As he approached the end of his life, he called to speak with me.  With  tears in his eyes, he told me that he could not understand what had happened with his family.  After all, he was a good Jew, a devoted member of the Jewish people. He worked so hard for so many years to create a prosperous life for his family. Now, as the sun was setting on his life, he realized that he had amassed a huge material fortune–but had lost his children to Judaism. All four had married non-Jewish spouses; one of them had converted to Christianity and was a deacon in his church. 

In the well known story, Faust sells his soul to the devil in order to achieve worldly success. At the end of his life, he realizes that the earthly success he had attained was essentially meaningless; he had traded his soul for empty and vain symbols of power.  The story of Faust continues to resonate, because it repeats itself in so many lives.  People lose sight of the ultimately important things, trading their souls for fleeting signs of material success. They not only lose their own souls; they disinherit the souls of their children.

The Torah tells us that our forefather Jacob, when he was about to die, called his children together. The Midrash suggests that Jacob was deeply concerned: would his children carry on the faith and ideals that were so dear to him, that he had tried so hard to communicate to them?  To reassure him, the children said in unison, Hear O Israel, the Lord is our God, the Lord is One.  Jacob was so pleased to hear this united affirmation of faith, that he responded: Blessed be His name and glorious sovereignty for ever and ever.

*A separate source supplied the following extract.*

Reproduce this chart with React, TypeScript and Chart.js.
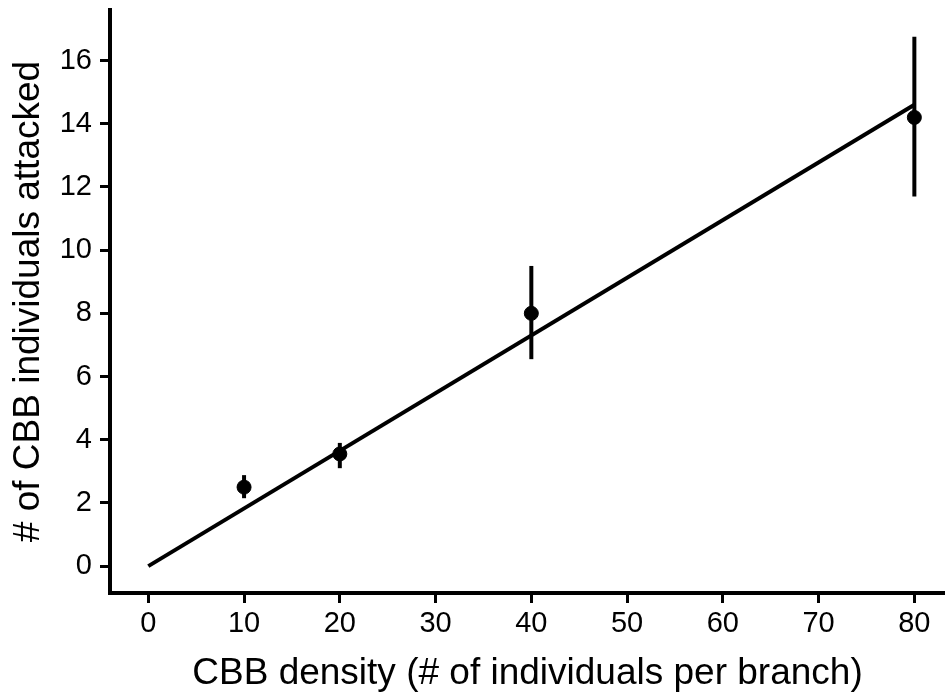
import React, { useEffect, useRef } from 'react';
import { Chart, registerables } from 'chart.js';

Chart.register(...registerables);

// Data
const densities = [10, 20, 40, 80];
const attacked = [2.5, 3.55, 8.0, 14.2];
const errLower = [2.15, 3.1, 6.55, 11.7];
const errUpper = [2.88, 3.9, 9.5, 16.75];
const fitX = [0, 80];
const fitY = [0, 14.6];
const xTicks = [0, 10, 20, 30, 40, 50, 60, 70, 80];
const yTicks = [0, 2, 4, 6, 8, 10, 12, 14, 16];

const FONT = "'Liberation Sans', Arial, sans-serif";

const errorBarPlugin = {
  id: 'errorBars',
  afterDatasetsDraw(chart: any) {
    const { ctx, scales } = chart;
    const x = scales.x;
    const y = scales.y;
    ctx.save();
    ctx.strokeStyle = '#000';
    ctx.lineWidth = 4;
    ctx.lineCap = 'butt';
    densities.forEach((d, i) => {
      const px = x.getPixelForValue(d);
      ctx.beginPath();
      ctx.moveTo(px, y.getPixelForValue(errLower[i]));
      ctx.lineTo(px, y.getPixelForValue(errUpper[i]));
      ctx.stroke();
    });
    ctx.restore();
  },
};

export default function App() {
  const ref = useRef<HTMLCanvasElement | null>(null);

  useEffect(() => {
    if (!ref.current) return;
    Chart.defaults.font.family = FONT;
    const chart = new Chart(ref.current, {
      type: 'scatter',
      data: {
        datasets: [
          {
            type: 'line',
            data: fitX.map((v, i) => ({ x: v, y: fitY[i] })),
            borderColor: '#000',
            borderWidth: 4,
            pointRadius: 0,
            fill: false,
          } as any,
          {
            type: 'scatter',
            data: densities.map((v, i) => ({ x: v, y: attacked[i] })),
            backgroundColor: '#000',
            borderColor: '#000',
            borderWidth: 1,
            pointRadius: 7,
          },
        ],
      },
      options: {
        animation: false,
        responsive: false,
        layout: { autoPadding: false, padding: { top: 10, left: 0, right: 0, bottom: 0 } },
        plugins: { legend: { display: false }, tooltip: { enabled: false } },
        scales: {
          x: {
            type: 'linear',
            min: -4,
            max: 83.2,
            afterBuildTicks: (s: any) => {
              s.ticks = xTicks.map((v) => ({ value: v }));
            },
            afterFit: (s: any) => {
              s.height = 105;
              s.paddingLeft = 0;
              s.paddingRight = 0;
            },
            grid: {
              drawOnChartArea: false,
              drawTicks: true,
              tickLength: 10,
              tickWidth: 3,
              tickColor: '#000',
              color: '#000',
            },
            border: { display: true, color: '#000', width: 4 },
            ticks: {
              color: '#000',
              font: { family: FONT, size: 29 },
              padding: 4,
              maxRotation: 0,
              autoSkip: false,
            },
            title: {
              display: true,
              text: 'CBB density (# of individuals per branch)',
              color: '#000',
              font: { family: FONT, size: 37 },
              padding: { top: 0, bottom: 2 },
            },
          },
          y: {
            type: 'linear',
            min: -0.85,
            max: 17.6,
            afterBuildTicks: (s: any) => {
              s.ticks = yTicks.map((v) => ({ value: v }));
            },
            afterFit: (s: any) => {
              s.width = 110;
              s.paddingTop = 0;
              s.paddingBottom = 0;
            },
            grid: {
              drawOnChartArea: false,
              drawTicks: true,
              tickLength: 10,
              tickWidth: 3,
              tickColor: '#000',
              color: '#000',
            },
            border: { display: true, color: '#000', width: 4 },
            ticks: {
              color: '#000',
              font: { family: FONT, size: 29 },
              padding: 8,
              autoSkip: false,
            },
            title: {
              display: true,
              text: '# of CBB individuals attacked',
              color: '#000',
              font: { family: FONT, size: 37 },
              padding: { top: 7, bottom: 0 },
            },
          },
        },
      } as any,
      plugins: [errorBarPlugin],
    });
    return () => chart.destroy();
  }, []);

  return (
    <div style={{ position: 'fixed', left: 0, top: 0, width: 945, height: 698, background: '#fff' }}>
      <canvas ref={ref} width={945} height={698} />
    </div>
  );
}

No matter how high or low our level of religious knowledge and observance is, we can all devote more and better time to the spiritual development of ourselves, our children and grandchildren. We all would like our children and grandchildren to affirm their Judaism and their Jewishness. We need to stay focused on this ultimate goal.  We all have the right–and the deep need–for a soul.